Nobody understands this better than Zoe Terry, a Black entrepreneur who started Zoe’s Dolls, a nonprofit organization in Miami when she was just 5 years old as a way to stop the bullying that she — and others — endured growing up.
“I was bullied because of the stroke I suffered at age 2, which affected my motor skills,” Terry explains. “I talked differently and had a lisp. I also couldn’t ride a tricycle like the other kids. They would call me ‘slowpoke.’” And, at the age of 5, she was bullied because of the color of her skin and texture of her hair at her school, mostly attended by white students.
“For the longest time, I was one of the only Black girls,” she expresses. “It was important to find ways to, not only empower myself, but other Black girls (and boys) going through the same thing — and to see their image in Black dolls and know that they’re beautiful.”
Terry asked those at her school and at the barbershop where her mother, Nakia Bowling, was a customer, to donate Black dolls. In the first year, she only received 150; to date, though, she has collected and given out more than 50,000 dolls (in the U.S., Haiti, Zambia, Cuba, The Netherlands, Jamaica, Trinidad and Tobago, India and London).
Fast forward to today. Terry, now 16, and in the 11th grade, has added six Empowered Programs.
“There’s the Living Doll Experience, Girlpreneur Program, Loving the Skin I’m In Creative Expressions Contest, Love Letters to Black Girls, Girl Ambassador Program and the Girl Fit Experience,” she points out.
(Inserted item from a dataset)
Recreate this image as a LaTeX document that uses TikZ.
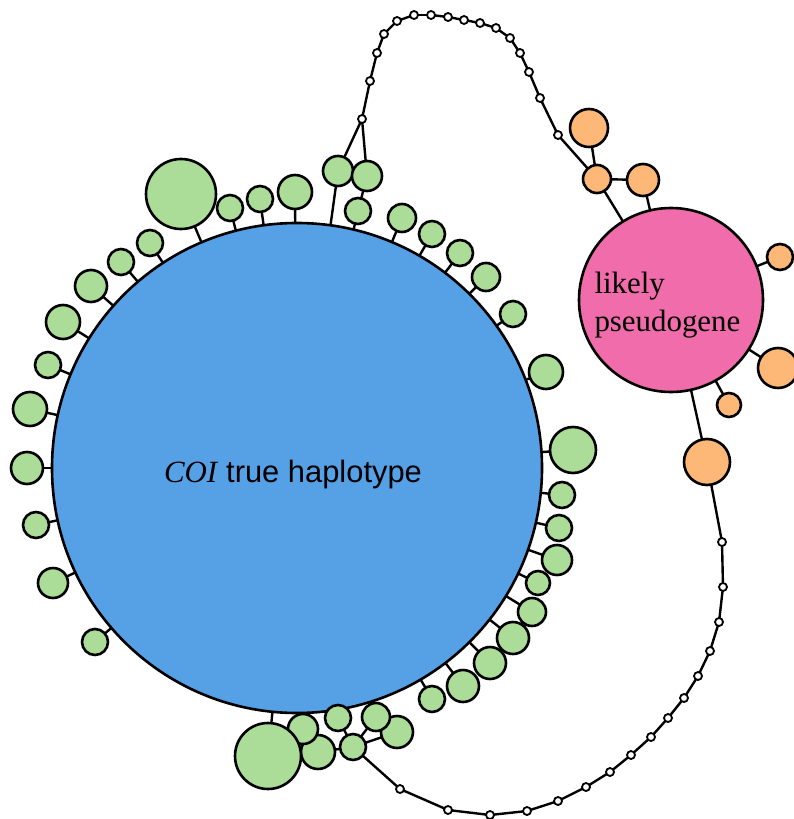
\documentclass[tikz,border=0pt]{standalone}
\usepackage{fontspec}
\setmainfont{Liberation Serif}
\newfontfamily\arialfont{Liberation Sans}
\usepackage{tikz}
\usetikzlibrary{backgrounds}

\definecolor{hapblue}{RGB}{86,160,230}
\definecolor{pseudopink}{RGB}{240,108,170}
\definecolor{varorange}{RGB}{253,184,120}
\definecolor{vargreen}{RGB}{172,221,152}

\tikzset{
  hapnode/.style={circle, draw, line width=2.6bp, inner sep=0pt, outer sep=0pt, fill=#1},
  mutdot/.style={circle, draw, line width=1.8bp, inner sep=0pt, outer sep=0pt, fill=white, minimum size=8bp},
  edge/.style={draw, line width=2.4bp},
}

\begin{document}
\begin{tikzpicture}[x=1bp, y=-1bp]
      \useasboundingbox (0,0) rectangle (794,819);

      % Main haplotypes: true COI and the pseudogene
      \node[hapnode=hapblue, minimum size=490bp] (coi) at (297,468) {};
      \node[hapnode=pseudopink, minimum size=184bp] (pseudo) at (671,300) {};
      \node[anchor=base, font=\fontsize{31}{37}\selectfont] (coilabel) at (293,482)
        {\textit{COI} {\arialfont true haplotype}};
      \node[anchor=west, align=left, font=\fontsize{31}{38}\selectfont] (pseudolabel) at (591,305)
        {likely\\pseudogene};

      % Green variants round the true haplotype (name/x/y/size)
      \foreach \n/\x/\y/\sz in {1/181/194/70, 2/230/208/26, 3/260/199/26, 4/295/192/34,
          5/338/171/30, 6/367/176/30, 7/358/211/26, 8/402/218/28, 9/432/234/26,
          10/460/253/26, 11/486/277/28, 12/513/314/26, 13/546/372/34, 14/573/450/46,
          15/562/495/26, 16/559/528/26, 17/557/560/30, 18/538/583/24, 19/532/612/28,
          20/513/638/32, 21/490/663/32, 22/463/686/32, 23/432/699/26, 24/397/732/32,
          25/376/717/28, 26/353/747/26, 27/338/718/26, 28/318/752/34, 29/303/729/30,
          30/268/756/66, 31/95/642/26, 32/53/583/30, 33/36/525/26, 34/27/468/32,
          35/30/409/34, 36/48/365/26, 37/63/322/34, 38/91/286/32, 39/121/262/26,
          40/150/243/26}{
        \node[hapnode=vargreen, minimum size=\sz bp] (g\n) at (\x,\y) {};
      }

      % Orange variants round the pseudogene
      \foreach \n/\x/\y/\sz in {1/589/128/38, 2/597/179/28, 3/643/180/32, 4/780/257/26,
          5/778/368/40, 6/729/405/24, 7/707/462/46}{
        \node[hapnode=varorange, minimum size=\sz bp] (o\n) at (\x,\y) {};
      }

      % Missing haplotypes: top chain (t) and bottom chain (b)
      \node[mutdot] (h0) at (362,119) {};
      \foreach \x/\y [count=\i] in {370/81, 377/53, 384/34, 397/21, 414/15, 431/15,
          448/17, 464/20, 480/23, 496/28, 510/38, 520/53, 529/72, 540/98, 558/135}{
        \node[mutdot] (t\i) at (\x,\y) {};
      }
      \foreach \x/\y [count=\i] in {400/789, 448/810, 490/815, 527/811, 558/801,
          586/787, 610/772, 631/755, 651/737, 668/718, 684/698, 698/676, 710/651,
          719/622, 723/587, 722/542}{
        \node[mutdot] (b\i) at (\x,\y) {};
      }

      % Connectors behind the circles
      \begin{scope}[on background layer]
        \foreach \n in {1,2,3,4,5,7,8,9,10,11,12,13,14,15,16,17,18,19,20,21,22,23,
            25,27,29,30,31,32,33,34,35,36,37,38,39,40}{
          \draw[edge] (g\n) -- (coi);
        }
        \draw[edge] (g6) -- (g7);
        \draw[edge] (g5) -- (h0) -- (g6);
        \foreach \n in {24,25,27,28}{
          \draw[edge] (g26) -- (g\n);
        }
        \foreach \n in {2,3,4,5,6,7}{
          \draw[edge] (o\n) -- (pseudo);
        }
        \draw[edge] (o1) -- (o2) -- (o3);

        % chains of unsampled steps
        \draw[edge] (h0) -- (t1);
        \foreach \i [evaluate=\i as \j using int(\i+1)] in {1,...,14}{
          \draw[edge] (t\i) -- (t\j);
        }
        \draw[edge] (t15) -- (o2);
        \draw[edge] (g26) -- (b1);
        \foreach \i [evaluate=\i as \j using int(\i+1)] in {1,...,15}{
          \draw[edge] (b\i) -- (b\j);
        }
        \draw[edge] (b16) -- (o7);
      \end{scope}
    \end{tikzpicture}
\end{document}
Terry also wrote a children’s book titled “Simply Zoe,” available in several schools and on Amazon, and is writing another.
She still attends the same school where she was bullied but says that it is much more progressive and diverse — and has changed for the positive.
And, ironically, after the head of her school addressed the bullying issue with Terry and her bullies (mainly one girl), the girls are now actually friends.
Terry looks forward to attending college, where she “wants to major in political science and go to law school” and to continuing her important work with Zoe’s Dolls.